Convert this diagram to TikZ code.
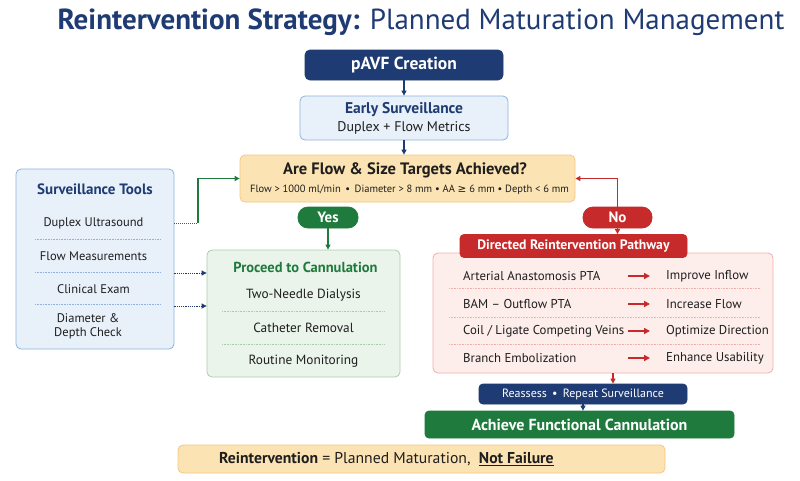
\documentclass[tikz,border=0pt]{standalone}
\usepackage{fontspec}
\setmainfont{PT Sans}
\newfontfamily\symf{DejaVu Sans}
\usetikzlibrary{arrows.meta}
\definecolor{navy}{HTML}{1F3B73}
\definecolor{lblue}{HTML}{E8F0FA}
\definecolor{bblue}{HTML}{8FB2DE}
\definecolor{dgreen}{HTML}{1F7A3D}
\definecolor{lgreen}{HTML}{EAF4EB}
\definecolor{bgreen}{HTML}{A9CFB1}
\definecolor{dred}{HTML}{C62A2A}
\definecolor{lpink}{HTML}{FDEDEB}
\definecolor{bpink}{HTML}{F1B0AB}
\definecolor{lorange}{HTML}{FCE3B3}
\definecolor{borange}{HTML}{F4C77F}
\definecolor{txt}{HTML}{1E1E1E}
\newcommand{\fs}[1]{\fontsize{#1}{#1}\selectfont}
\tikzset{
  base/.style={rounded corners=5pt, line width=0.8pt, inner sep=0pt},
  navybox/.style={base, fill=navy, draw=navy, text=white},
  bluebox/.style={base, fill=lblue, draw=bblue},
  greenbox/.style={base, fill=lgreen, draw=bgreen},
  pinkbox/.style={base, fill=lpink, draw=bpink},
  orangebox/.style={base, fill=lorange, draw=borange},
  greenfill/.style={base, fill=dgreen, draw=dgreen, text=white},
  redfill/.style={base, fill=dred, draw=dred, text=white},
  pill/.style={rounded corners=10pt},
  lbl/.style={inner sep=0pt, text=txt},
  arr/.style={-{Triangle[length=5pt,width=5pt]}, line width=1.2pt},
  rowarr/.style={-{Triangle[length=6pt,width=6pt]}, line width=1.5pt, dred},
  sep/.style={densely dotted, line width=0.6pt},
}
\begin{document}
\begin{tikzpicture}[x=1pt,y=-1pt]
\useasboundingbox[fill=white] (0,0) rectangle (800,480);
% title
\node[inner sep=0pt, text=navy] (title) at (421,22) {\fs{29}\textbf{Reintervention Strategy:} Planned Maturation Management};
% top flow
\node[navybox, minimum width=198pt, minimum height=30pt] (pavf) at (404,65) {\fs{17.5}\textbf{pAVF Creation}};
\node[bluebox, minimum width=208pt, minimum height=44pt] (early) at (404,118) {};
\node[lbl, text=navy] (earlyt) at (404,110) {\fs{15.5}\textbf{Early Surveillance}};
\node[lbl] (earlys) at (404,128) {\fs{14}Duplex + Flow Metrics};
\node[orangebox, minimum width=335pt, minimum height=47pt] (q) at (407.5,178.5) {};
\node[lbl] (qt) at (405,170) {\fs{16.5}\textbf{Are Flow \& Size Targets Achieved?}};
\node[lbl] (qs) at (409.5,189.5) {\fs{10.5}Flow > 1000 ml/min \,•\, Diameter > 8 mm • AA {\symf ≥} 6 mm • Depth < 6 mm};
% surveillance tools
\node[bluebox, minimum width=158pt, minimum height=180pt] (tools) at (95,259) {};
\node[lbl, text=navy] (toolst) at (95,189) {\fs{15}\textbf{Surveillance Tools}};
\node[lbl] (t1) at (93.5,223) {\fs{12.5}Duplex Ultrasound};
\node[lbl] (t2) at (93.5,256) {\fs{12.5}Flow Measurements};
\node[lbl] (t3) at (93.5,289) {\fs{12.5}Clinical Exam};
\node[lbl, align=center] (t4) at (88,326) {\fs{12.5}Diameter \&\\[2pt]\fs{12.5}Depth Check};
\draw[sep, bblue] (35,239) -- (160,239) (35,272) -- (160,272) (35,304) -- (160,304);
% yes / proceed
\node[greenfill, pill, minimum width=60pt, minimum height=21pt] (yes) at (328,217.5) {\fs{15}\textbf{Yes}};
\node[greenbox, minimum width=193pt, minimum height=127pt] (proc) at (303.5,313.5) {};
\node[lbl, text=dgreen] (proct) at (305.5,267) {\fs{14.5}\textbf{Proceed to Cannulation}};
\node[lbl] (p1) at (303.5,295.5) {\fs{13.3}Two-Needle Dialysis};
\node[lbl] (p2) at (303.5,328) {\fs{13.3}Catheter Removal};
\node[lbl] (p3) at (303.5,361.5) {\fs{13.3}Routine Monitoring};
\draw[sep, bgreen] (222,311) -- (385,311) (222,344) -- (385,344);
% no / directed
\node[redfill, pill, minimum width=69pt, minimum height=21pt] (no) at (617.5,217.5) {\fs{15}\textbf{No}};
\node[pinkbox, minimum width=340pt, minimum height=120pt] (red) at (603,313) {};
\node[redfill, rounded corners=4pt, minimum width=227pt, minimum height=23pt] (dir) at (573.5,246) {\fs{13.7}\textbf{Directed Reintervention Pathway}};
\foreach \y/\l/\r [count=\i] in {276/{Arterial Anastomosis PTA}/{Improve Inflow}, 304/{BAM -- Outflow PTA}/{Increase Flow}, 331/{Coil / Ligate Competing Veins}/{Optimize Direction}, 358/{Branch Embolization}/{Enhance Usability}}{
  \node[lbl, anchor=west] (l\i) at (463,\y) {\fs{12.8}\l};
  \node[lbl, anchor=west] (r\i) at (666,\y) {\fs{12.8}\r};
  \coordinate (a\i) at (628,\y);
  \coordinate (b\i) at (650,\y);
  \draw[rowarr] (a\i) -- (b\i);
}
\draw[sep, bpink] (449,288) -- (760,288) (449,317) -- (760,317) (449,344) -- (760,344);
% bottom
\node[navybox, rounded corners=4pt, minimum width=208pt, minimum height=20pt] (reas) at (583,394) {\fs{12}Reassess \,•\, Repeat Surveillance};
\node[greenfill, rounded corners=4pt, minimum width=309pt, minimum height=27pt] (ach) at (579.5,424.5) {\fs{16}\textbf{Achieve Functional Cannulation}};
\node[orangebox, minimum width=487pt, minimum height=28pt] (bot) at (421.5,459) {};
\node[lbl, anchor=west] (bott) at (219,459) {\fs{15.7}\textbf{Reintervention} = Planned Maturation, \ \textbf{\underline{Not Failure}}};
% connectors
\draw[arr, navy] (pavf) -- (early);
\draw[arr, navy] (early.south) -- (early.south |- q.north);
\draw[arr, dgreen] (yes.south) -- (yes.south |- proc.north);
\draw[arr, dred] (no.south) -- (no.south |- dir.north);
\draw[arr, dred] (no.north) |- (q.east);
\draw[arr, dred] ([xshift=10pt]red.south) -- ([xshift=10pt]red.south |- reas.north);
\draw[arr, navy] (reas.south) -- (reas.south |- ach.north);
\coordinate (g1) at (198,223);
\draw[densely dotted, line width=1pt, dgreen] (tools.east |- g1) -- (g1);
\draw[arr, dgreen] (g1) |- (q.west);
\draw[arr, navy, densely dotted, line width=0.9pt] (tools.east |- 0,273) -- (proc.west |- 0,273);
\draw[arr, navy, densely dotted, line width=0.9pt] (tools.east |- 0,306) -- (proc.west |- 0,306);
\end{tikzpicture}
\end{document}
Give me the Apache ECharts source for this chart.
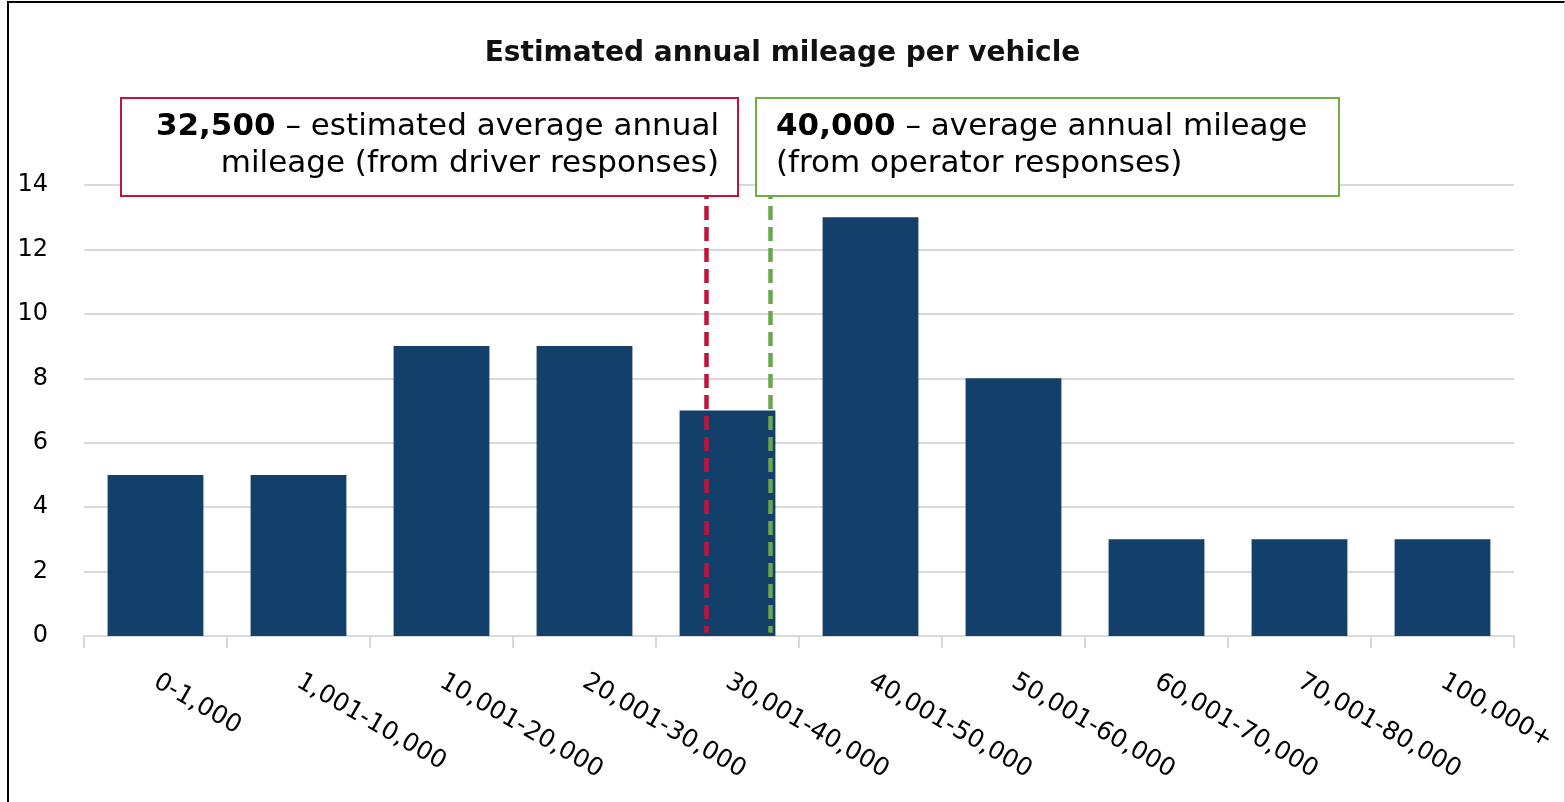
<!DOCTYPE html>
<html>
<head>
<meta charset="utf-8">
<script src="https://cdn.jsdelivr.net/npm/echarts@6/dist/echarts.min.js"></script>
<style>
  html, body { margin: 0; padding: 0; background: #fff; }
  #main { position: absolute; left: 0; top: 0; width: 1565px; height: 802px; }
  #frame { position: absolute; left: 7px; top: 1px; width: 1555px; height: 810px;
           border-left: 2px solid #000; border-top: 2px solid #000; border-right: 1px solid #d9d9d9;
           pointer-events: none; }
</style>
</head>
<body>
<div id="main"></div>
<div id="frame"></div>
<script>
// 里程区间
var categories = ['0-1,000', '1,001-10,000', '10,001-20,000', '20,001-30,000', '30,001-40,000',
                  '40,001-50,000', '50,001-60,000', '60,001-70,000', '70,001-80,000', '100,000+'];
// 车辆数
var counts = [5, 5, 9, 9, 7, 13, 8, 3, 3, 3];
// y轴刻度
var yTicks = [0, 2, 4, 6, 8, 10, 12, 14];
// 平均值参考线的位置（按类别轴的单位）
var driverAvgPos = 3.85;
var operatorAvgPos = 4.30;

var FONT = '"DejaVu Sans", sans-serif';
var myChart = echarts.init(document.getElementById('main'));

var option = {
    animation: false,
    title: {
        text: 'Estimated annual mileage per vehicle',
        left: 'center',
        top: 35,
        textStyle: { fontFamily: FONT, fontSize: 28, fontWeight: 'bold', color: '#111' }
    },
    grid: { left: 84, right: 51, top: 185, bottom: 166 },
    xAxis: [
        {
            type: 'category',
            data: categories,
            axisLine: { lineStyle: { color: '#d9d9d9', width: 2 } },
            axisTick: { show: true, length: 12, lineStyle: { color: '#d9d9d9', width: 2 } },
            axisLabel: { rotate: -30, margin: 44, fontFamily: FONT, fontSize: 25, color: '#000' }
        },
        {
            // 隐藏的数值轴，用来画参考线
            type: 'value',
            min: -0.5,
            max: 9.5,
            show: false
        }
    ],
    yAxis: {
        type: 'value',
        min: yTicks[0],
        max: yTicks[yTicks.length - 1],
        interval: 2,
        axisLine: { show: false },
        axisTick: { show: false },
        splitLine: { lineStyle: { color: '#d9d9d9', width: 2 } },
        axisLabel: { margin: 36, fontFamily: FONT, fontSize: 24, color: '#000' }
    },
    series: [
        {
            type: 'bar',
            data: counts,
            barCategoryGap: '33%',
            itemStyle: { color: '#133f6b' }
        },
        {
            type: 'line',
            xAxisIndex: 1,
            data: [],
            markLine: {
                symbol: 'none',
                silent: true,
                label: { show: false },
                data: [
                    [{ coord: [driverAvgPos, 14], lineStyle: { color: '#c0143c', type: [14, 7], width: 4.5 } },
                     { coord: [driverAvgPos, 0.1] }],
                    [{ coord: [operatorAvgPos, 14], lineStyle: { color: '#6aa84f', type: [14, 7], width: 4.5 } },
                     { coord: [operatorAvgPos, 0.1] }]
                ]
            }
        }
    ],
    graphic: [
        {
            type: 'rect', z: 100,
            shape: { x: 121, y: 98, width: 617, height: 98 },
            style: { fill: '#fff', stroke: '#c0143c', lineWidth: 2 }
        },
        {
            type: 'text', z: 101, x: 719, y: 108,
            style: {
                text: '{b|32,500} – estimated average annual\nmileage (from driver responses)',
                align: 'right',
                fontFamily: FONT, fontSize: 31, lineHeight: 37, fill: '#000',
                rich: { b: { fontFamily: FONT, fontSize: 31, fontWeight: 'bold', fill: '#000' } }
            }
        },
        {
            type: 'rect', z: 100,
            shape: { x: 756, y: 98, width: 583, height: 98 },
            style: { fill: '#fff', stroke: '#70ad47', lineWidth: 2 }
        },
        {
            type: 'text', z: 101, x: 776, y: 108,
            style: {
                text: '{b|40,000} – average annual mileage\n(from operator responses)',
                align: 'left',
                fontFamily: FONT, fontSize: 31, lineHeight: 37, fill: '#000',
                rich: { b: { fontFamily: FONT, fontSize: 31, fontWeight: 'bold', fill: '#000' } }
            }
        }
    ]
};

myChart.setOption(option);
</script>
</body>
</html>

> **Objective**: From the listing above, copy all lines holding the word "this".

> **Result**:
Convert this diagram to TikZ code.
Give me the Apache ECharts source for this chart.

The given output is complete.